>> Begin Given material

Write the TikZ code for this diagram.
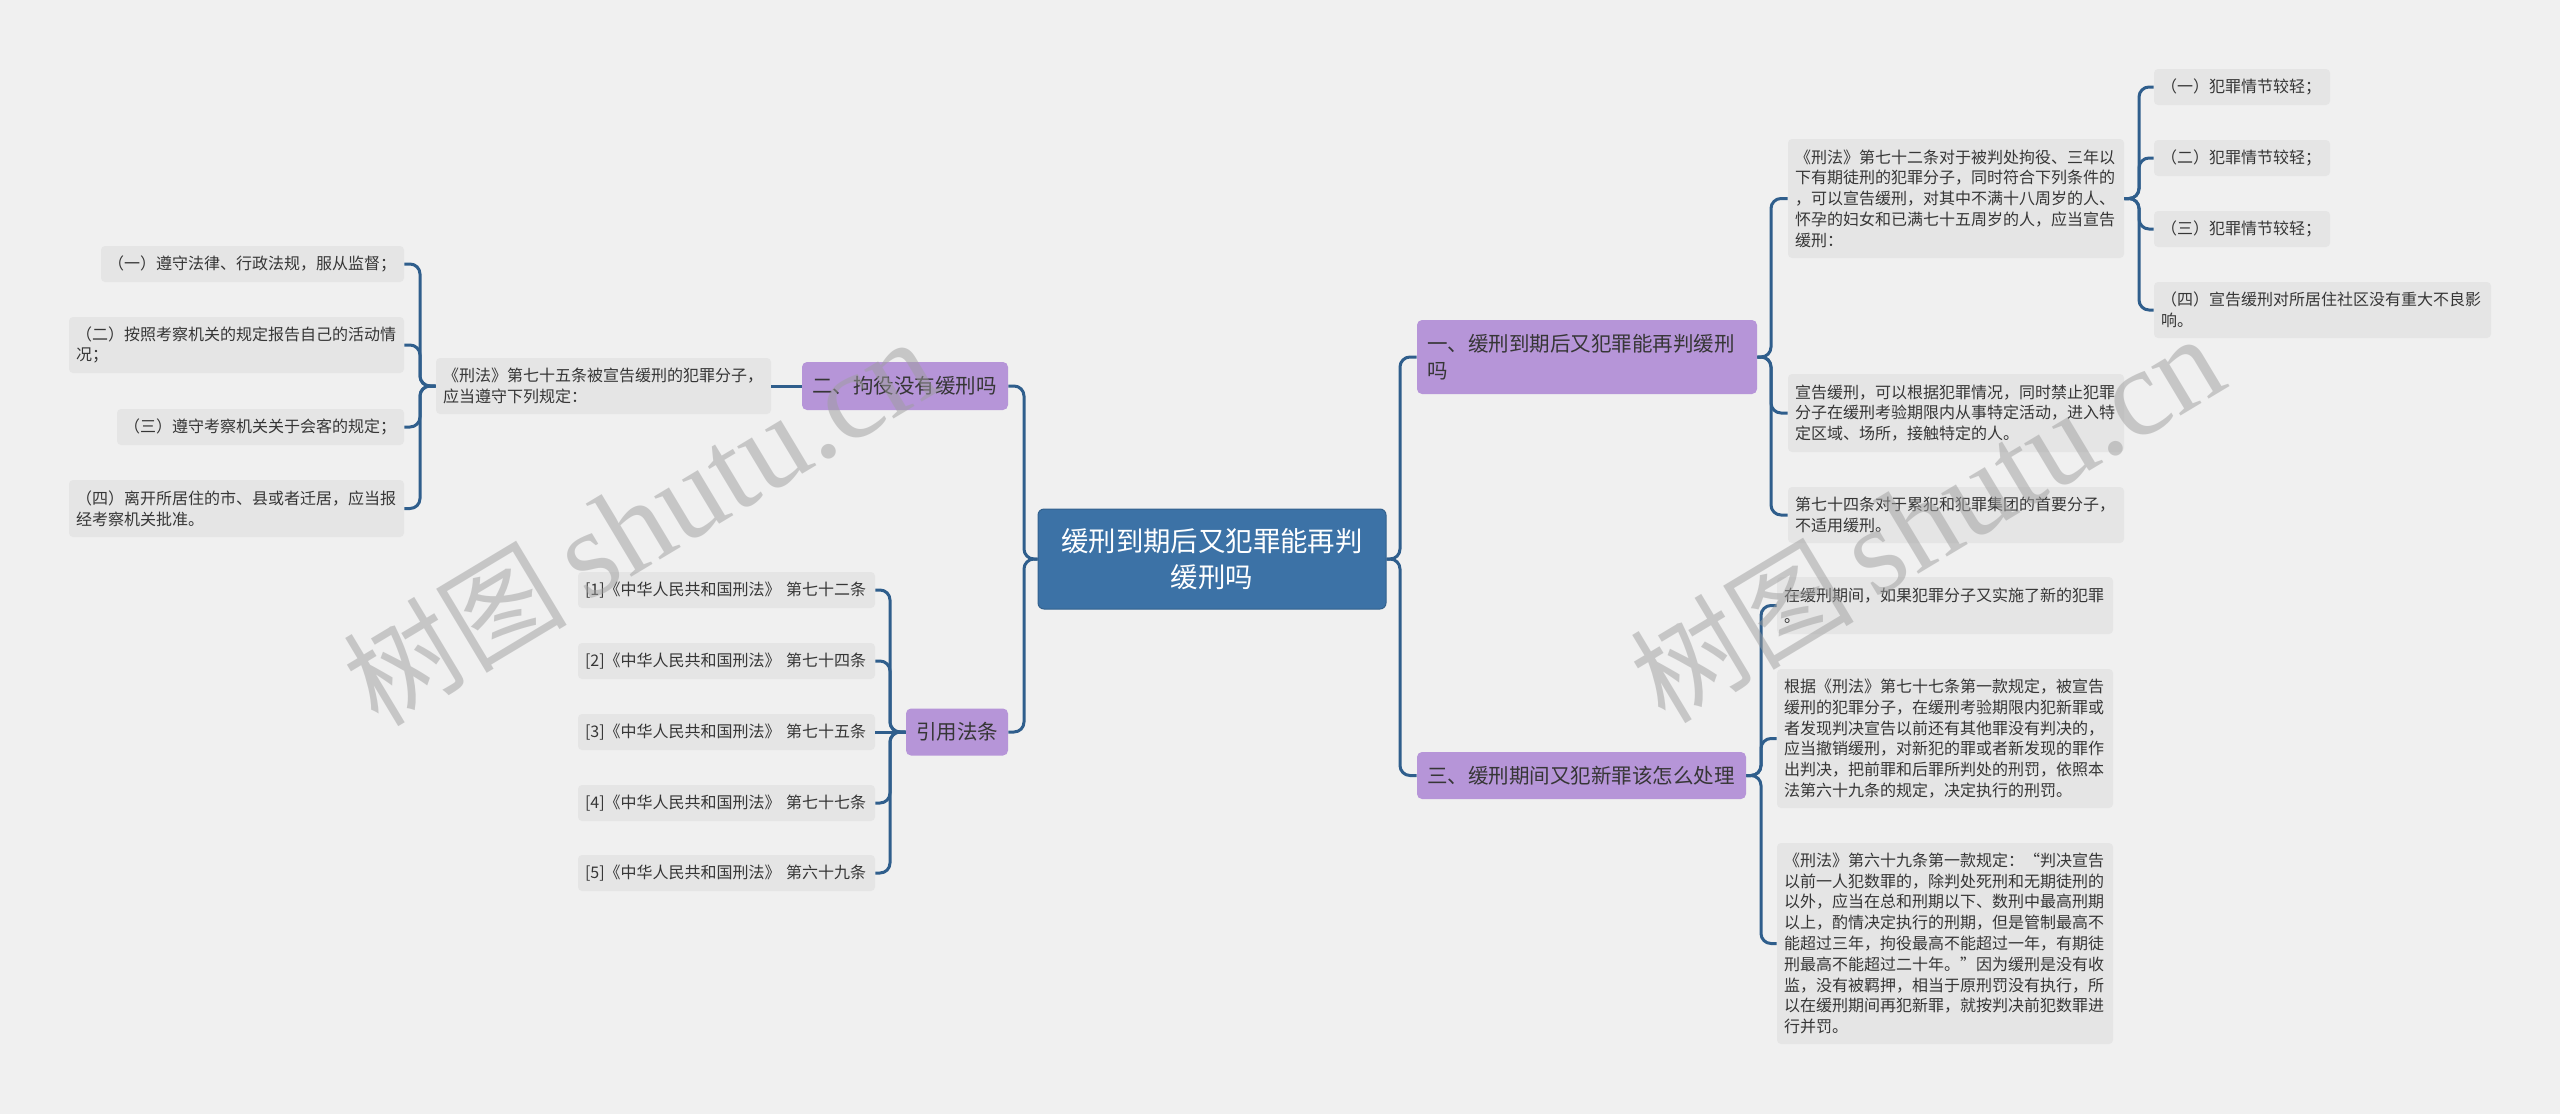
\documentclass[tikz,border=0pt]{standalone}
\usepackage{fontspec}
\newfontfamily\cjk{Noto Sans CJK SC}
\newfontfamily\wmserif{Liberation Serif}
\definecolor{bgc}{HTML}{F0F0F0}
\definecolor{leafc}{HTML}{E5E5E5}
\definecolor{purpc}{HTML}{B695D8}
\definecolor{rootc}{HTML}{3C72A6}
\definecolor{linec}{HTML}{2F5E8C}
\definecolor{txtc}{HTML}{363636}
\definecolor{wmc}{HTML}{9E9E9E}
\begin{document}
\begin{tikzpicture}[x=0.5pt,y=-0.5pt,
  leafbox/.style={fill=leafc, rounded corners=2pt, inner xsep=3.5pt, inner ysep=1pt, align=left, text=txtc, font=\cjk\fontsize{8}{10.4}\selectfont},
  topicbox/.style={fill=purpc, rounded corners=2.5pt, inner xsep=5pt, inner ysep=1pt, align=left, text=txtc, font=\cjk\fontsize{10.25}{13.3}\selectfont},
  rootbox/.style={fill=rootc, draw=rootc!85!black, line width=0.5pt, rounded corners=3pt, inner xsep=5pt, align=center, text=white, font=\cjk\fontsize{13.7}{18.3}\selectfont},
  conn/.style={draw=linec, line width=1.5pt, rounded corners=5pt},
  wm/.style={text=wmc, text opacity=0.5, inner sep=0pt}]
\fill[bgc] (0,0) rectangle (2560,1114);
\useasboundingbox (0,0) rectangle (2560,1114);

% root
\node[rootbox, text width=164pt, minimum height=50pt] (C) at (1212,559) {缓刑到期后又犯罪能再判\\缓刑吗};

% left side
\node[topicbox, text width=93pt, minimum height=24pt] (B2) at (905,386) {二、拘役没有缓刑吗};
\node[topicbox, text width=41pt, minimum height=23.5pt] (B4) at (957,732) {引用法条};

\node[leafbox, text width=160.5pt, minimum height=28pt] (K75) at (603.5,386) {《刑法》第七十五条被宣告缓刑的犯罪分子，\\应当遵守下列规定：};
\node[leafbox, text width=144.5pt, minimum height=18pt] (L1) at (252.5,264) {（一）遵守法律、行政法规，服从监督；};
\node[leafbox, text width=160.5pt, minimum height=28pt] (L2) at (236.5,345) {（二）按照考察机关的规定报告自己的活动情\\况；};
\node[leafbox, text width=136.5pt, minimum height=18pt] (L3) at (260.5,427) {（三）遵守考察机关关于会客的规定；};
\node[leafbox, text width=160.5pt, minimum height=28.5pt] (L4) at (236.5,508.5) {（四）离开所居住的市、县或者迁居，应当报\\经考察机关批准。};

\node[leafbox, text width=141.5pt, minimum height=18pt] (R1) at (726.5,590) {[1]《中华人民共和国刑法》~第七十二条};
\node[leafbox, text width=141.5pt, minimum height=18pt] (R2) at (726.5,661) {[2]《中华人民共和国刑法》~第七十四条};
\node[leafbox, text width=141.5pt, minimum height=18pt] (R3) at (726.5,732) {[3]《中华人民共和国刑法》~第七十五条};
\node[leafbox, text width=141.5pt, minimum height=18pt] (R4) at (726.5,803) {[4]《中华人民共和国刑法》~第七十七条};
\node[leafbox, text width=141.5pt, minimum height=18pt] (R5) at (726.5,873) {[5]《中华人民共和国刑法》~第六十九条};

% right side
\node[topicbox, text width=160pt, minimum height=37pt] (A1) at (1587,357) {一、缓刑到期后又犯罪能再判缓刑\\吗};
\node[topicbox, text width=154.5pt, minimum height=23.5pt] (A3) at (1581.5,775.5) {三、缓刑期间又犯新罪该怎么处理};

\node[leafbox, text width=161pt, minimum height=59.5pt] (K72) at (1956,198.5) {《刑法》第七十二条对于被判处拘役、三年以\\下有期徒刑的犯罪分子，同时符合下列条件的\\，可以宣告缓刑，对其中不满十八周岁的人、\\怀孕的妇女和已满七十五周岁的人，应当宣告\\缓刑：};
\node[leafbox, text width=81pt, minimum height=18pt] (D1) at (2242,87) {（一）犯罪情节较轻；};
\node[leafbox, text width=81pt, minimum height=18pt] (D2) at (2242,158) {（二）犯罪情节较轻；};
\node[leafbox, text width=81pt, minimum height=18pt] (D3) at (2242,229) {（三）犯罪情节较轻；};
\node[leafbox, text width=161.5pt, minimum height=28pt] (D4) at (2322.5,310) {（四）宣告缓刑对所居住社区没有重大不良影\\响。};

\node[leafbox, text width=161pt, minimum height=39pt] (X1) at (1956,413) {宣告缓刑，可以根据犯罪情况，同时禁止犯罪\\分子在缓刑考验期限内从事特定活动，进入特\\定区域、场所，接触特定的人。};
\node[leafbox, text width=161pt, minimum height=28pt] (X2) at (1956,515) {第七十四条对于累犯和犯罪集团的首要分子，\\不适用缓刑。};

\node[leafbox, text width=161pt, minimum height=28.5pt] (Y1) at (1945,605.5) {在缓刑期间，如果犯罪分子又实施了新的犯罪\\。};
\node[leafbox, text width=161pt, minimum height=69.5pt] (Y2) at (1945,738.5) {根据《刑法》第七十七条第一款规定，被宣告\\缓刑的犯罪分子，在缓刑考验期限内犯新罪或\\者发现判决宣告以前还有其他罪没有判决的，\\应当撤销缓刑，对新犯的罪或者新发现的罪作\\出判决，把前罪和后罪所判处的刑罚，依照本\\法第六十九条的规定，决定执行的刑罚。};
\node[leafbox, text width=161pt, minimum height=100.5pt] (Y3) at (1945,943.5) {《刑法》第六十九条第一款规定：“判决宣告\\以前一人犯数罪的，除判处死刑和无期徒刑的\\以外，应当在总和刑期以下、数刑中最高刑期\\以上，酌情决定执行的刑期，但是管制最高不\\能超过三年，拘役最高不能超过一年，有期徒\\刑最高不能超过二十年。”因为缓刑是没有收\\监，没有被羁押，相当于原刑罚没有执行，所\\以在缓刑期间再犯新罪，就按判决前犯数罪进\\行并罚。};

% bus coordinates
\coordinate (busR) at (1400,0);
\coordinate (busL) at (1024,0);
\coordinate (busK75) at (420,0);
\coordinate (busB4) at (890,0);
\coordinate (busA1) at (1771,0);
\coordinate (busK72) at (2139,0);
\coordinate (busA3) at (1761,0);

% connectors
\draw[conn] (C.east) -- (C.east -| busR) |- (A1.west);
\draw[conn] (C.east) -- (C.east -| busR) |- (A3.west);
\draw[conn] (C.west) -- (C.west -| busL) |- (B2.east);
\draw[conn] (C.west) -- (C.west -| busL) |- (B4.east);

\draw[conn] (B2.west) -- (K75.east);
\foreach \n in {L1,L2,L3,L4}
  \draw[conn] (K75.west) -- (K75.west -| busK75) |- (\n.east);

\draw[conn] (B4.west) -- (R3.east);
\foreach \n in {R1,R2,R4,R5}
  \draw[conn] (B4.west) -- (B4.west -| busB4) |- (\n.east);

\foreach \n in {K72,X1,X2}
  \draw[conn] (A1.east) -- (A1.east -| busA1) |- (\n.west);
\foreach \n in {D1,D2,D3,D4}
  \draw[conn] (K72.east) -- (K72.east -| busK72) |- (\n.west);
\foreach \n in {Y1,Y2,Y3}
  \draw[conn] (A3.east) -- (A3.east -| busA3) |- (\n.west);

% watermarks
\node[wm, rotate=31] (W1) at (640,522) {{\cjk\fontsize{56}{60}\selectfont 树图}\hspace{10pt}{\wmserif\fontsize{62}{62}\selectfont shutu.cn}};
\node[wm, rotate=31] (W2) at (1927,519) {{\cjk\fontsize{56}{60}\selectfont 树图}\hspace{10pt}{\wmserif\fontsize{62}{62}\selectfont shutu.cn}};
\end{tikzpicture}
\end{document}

>> End Given material

__Problem details__. Copy each line above precisely, dropping the pictures.

__Result__.
Write the TikZ code for this diagram.
\documentclass[tikz,border=0pt]{standalone}
\usepackage{fontspec}
\newfontfamily\cjk{Noto Sans CJK SC}
\newfontfamily\wmserif{Liberation Serif}
\definecolor{bgc}{HTML}{F0F0F0}
\definecolor{leafc}{HTML}{E5E5E5}
\definecolor{purpc}{HTML}{B695D8}
\definecolor{rootc}{HTML}{3C72A6}
\definecolor{linec}{HTML}{2F5E8C}
\definecolor{txtc}{HTML}{363636}
\definecolor{wmc}{HTML}{9E9E9E}
\begin{document}
\begin{tikzpicture}[x=0.5pt,y=-0.5pt,
  leafbox/.style={fill=leafc, rounded corners=2pt, inner xsep=3.5pt, inner ysep=1pt, align=left, text=txtc, font=\cjk\fontsize{8}{10.4}\selectfont},
  topicbox/.style={fill=purpc, rounded corners=2.5pt, inner xsep=5pt, inner ysep=1pt, align=left, text=txtc, font=\cjk\fontsize{10.25}{13.3}\selectfont},
  rootbox/.style={fill=rootc, draw=rootc!85!black, line width=0.5pt, rounded corners=3pt, inner xsep=5pt, align=center, text=white, font=\cjk\fontsize{13.7}{18.3}\selectfont},
  conn/.style={draw=linec, line width=1.5pt, rounded corners=5pt},
  wm/.style={text=wmc, text opacity=0.5, inner sep=0pt}]
\fill[bgc] (0,0) rectangle (2560,1114);
\useasboundingbox (0,0) rectangle (2560,1114);

% root
\node[rootbox, text width=164pt, minimum height=50pt] (C) at (1212,559) {缓刑到期后又犯罪能再判\\缓刑吗};

% left side
\node[topicbox, text width=93pt, minimum height=24pt] (B2) at (905,386) {二、拘役没有缓刑吗};
\node[topicbox, text width=41pt, minimum height=23.5pt] (B4) at (957,732) {引用法条};

\node[leafbox, text width=160.5pt, minimum height=28pt] (K75) at (603.5,386) {《刑法》第七十五条被宣告缓刑的犯罪分子，\\应当遵守下列规定：};
\node[leafbox, text width=144.5pt, minimum height=18pt] (L1) at (252.5,264) {（一）遵守法律、行政法规，服从监督；};
\node[leafbox, text width=160.5pt, minimum height=28pt] (L2) at (236.5,345) {（二）按照考察机关的规定报告自己的活动情\\况；};
\node[leafbox, text width=136.5pt, minimum height=18pt] (L3) at (260.5,427) {（三）遵守考察机关关于会客的规定；};
\node[leafbox, text width=160.5pt, minimum height=28.5pt] (L4) at (236.5,508.5) {（四）离开所居住的市、县或者迁居，应当报\\经考察机关批准。};

\node[leafbox, text width=141.5pt, minimum height=18pt] (R1) at (726.5,590) {[1]《中华人民共和国刑法》~第七十二条};
\node[leafbox, text width=141.5pt, minimum height=18pt] (R2) at (726.5,661) {[2]《中华人民共和国刑法》~第七十四条};
\node[leafbox, text width=141.5pt, minimum height=18pt] (R3) at (726.5,732) {[3]《中华人民共和国刑法》~第七十五条};
\node[leafbox, text width=141.5pt, minimum height=18pt] (R4) at (726.5,803) {[4]《中华人民共和国刑法》~第七十七条};
\node[leafbox, text width=141.5pt, minimum height=18pt] (R5) at (726.5,873) {[5]《中华人民共和国刑法》~第六十九条};

% right side
\node[topicbox, text width=160pt, minimum height=37pt] (A1) at (1587,357) {一、缓刑到期后又犯罪能再判缓刑\\吗};
\node[topicbox, text width=154.5pt, minimum height=23.5pt] (A3) at (1581.5,775.5) {三、缓刑期间又犯新罪该怎么处理};

\node[leafbox, text width=161pt, minimum height=59.5pt] (K72) at (1956,198.5) {《刑法》第七十二条对于被判处拘役、三年以\\下有期徒刑的犯罪分子，同时符合下列条件的\\，可以宣告缓刑，对其中不满十八周岁的人、\\怀孕的妇女和已满七十五周岁的人，应当宣告\\缓刑：};
\node[leafbox, text width=81pt, minimum height=18pt] (D1) at (2242,87) {（一）犯罪情节较轻；};
\node[leafbox, text width=81pt, minimum height=18pt] (D2) at (2242,158) {（二）犯罪情节较轻；};
\node[leafbox, text width=81pt, minimum height=18pt] (D3) at (2242,229) {（三）犯罪情节较轻；};
\node[leafbox, text width=161.5pt, minimum height=28pt] (D4) at (2322.5,310) {（四）宣告缓刑对所居住社区没有重大不良影\\响。};

\node[leafbox, text width=161pt, minimum height=39pt] (X1) at (1956,413) {宣告缓刑，可以根据犯罪情况，同时禁止犯罪\\分子在缓刑考验期限内从事特定活动，进入特\\定区域、场所，接触特定的人。};
\node[leafbox, text width=161pt, minimum height=28pt] (X2) at (1956,515) {第七十四条对于累犯和犯罪集团的首要分子，\\不适用缓刑。};

\node[leafbox, text width=161pt, minimum height=28.5pt] (Y1) at (1945,605.5) {在缓刑期间，如果犯罪分子又实施了新的犯罪\\。};
\node[leafbox, text width=161pt, minimum height=69.5pt] (Y2) at (1945,738.5) {根据《刑法》第七十七条第一款规定，被宣告\\缓刑的犯罪分子，在缓刑考验期限内犯新罪或\\者发现判决宣告以前还有其他罪没有判决的，\\应当撤销缓刑，对新犯的罪或者新发现的罪作\\出判决，把前罪和后罪所判处的刑罚，依照本\\法第六十九条的规定，决定执行的刑罚。};
\node[leafbox, text width=161pt, minimum height=100.5pt] (Y3) at (1945,943.5) {《刑法》第六十九条第一款规定：“判决宣告\\以前一人犯数罪的，除判处死刑和无期徒刑的\\以外，应当在总和刑期以下、数刑中最高刑期\\以上，酌情决定执行的刑期，但是管制最高不\\能超过三年，拘役最高不能超过一年，有期徒\\刑最高不能超过二十年。”因为缓刑是没有收\\监，没有被羁押，相当于原刑罚没有执行，所\\以在缓刑期间再犯新罪，就按判决前犯数罪进\\行并罚。};

% bus coordinates
\coordinate (busR) at (1400,0);
\coordinate (busL) at (1024,0);
\coordinate (busK75) at (420,0);
\coordinate (busB4) at (890,0);
\coordinate (busA1) at (1771,0);
\coordinate (busK72) at (2139,0);
\coordinate (busA3) at (1761,0);

% connectors
\draw[conn] (C.east) -- (C.east -| busR) |- (A1.west);
\draw[conn] (C.east) -- (C.east -| busR) |- (A3.west);
\draw[conn] (C.west) -- (C.west -| busL) |- (B2.east);
\draw[conn] (C.west) -- (C.west -| busL) |- (B4.east);

\draw[conn] (B2.west) -- (K75.east);
\foreach \n in {L1,L2,L3,L4}
  \draw[conn] (K75.west) -- (K75.west -| busK75) |- (\n.east);

\draw[conn] (B4.west) -- (R3.east);
\foreach \n in {R1,R2,R4,R5}
  \draw[conn] (B4.west) -- (B4.west -| busB4) |- (\n.east);

\foreach \n in {K72,X1,X2}
  \draw[conn] (A1.east) -- (A1.east -| busA1) |- (\n.west);
\foreach \n in {D1,D2,D3,D4}
  \draw[conn] (K72.east) -- (K72.east -| busK72) |- (\n.west);
\foreach \n in {Y1,Y2,Y3}
  \draw[conn] (A3.east) -- (A3.east -| busA3) |- (\n.west);

% watermarks
\node[wm, rotate=31] (W1) at (640,522) {{\cjk\fontsize{56}{60}\selectfont 树图}\hspace{10pt}{\wmserif\fontsize{62}{62}\selectfont shutu.cn}};
\node[wm, rotate=31] (W2) at (1927,519) {{\cjk\fontsize{56}{60}\selectfont 树图}\hspace{10pt}{\wmserif\fontsize{62}{62}\selectfont shutu.cn}};
\end{tikzpicture}
\end{document}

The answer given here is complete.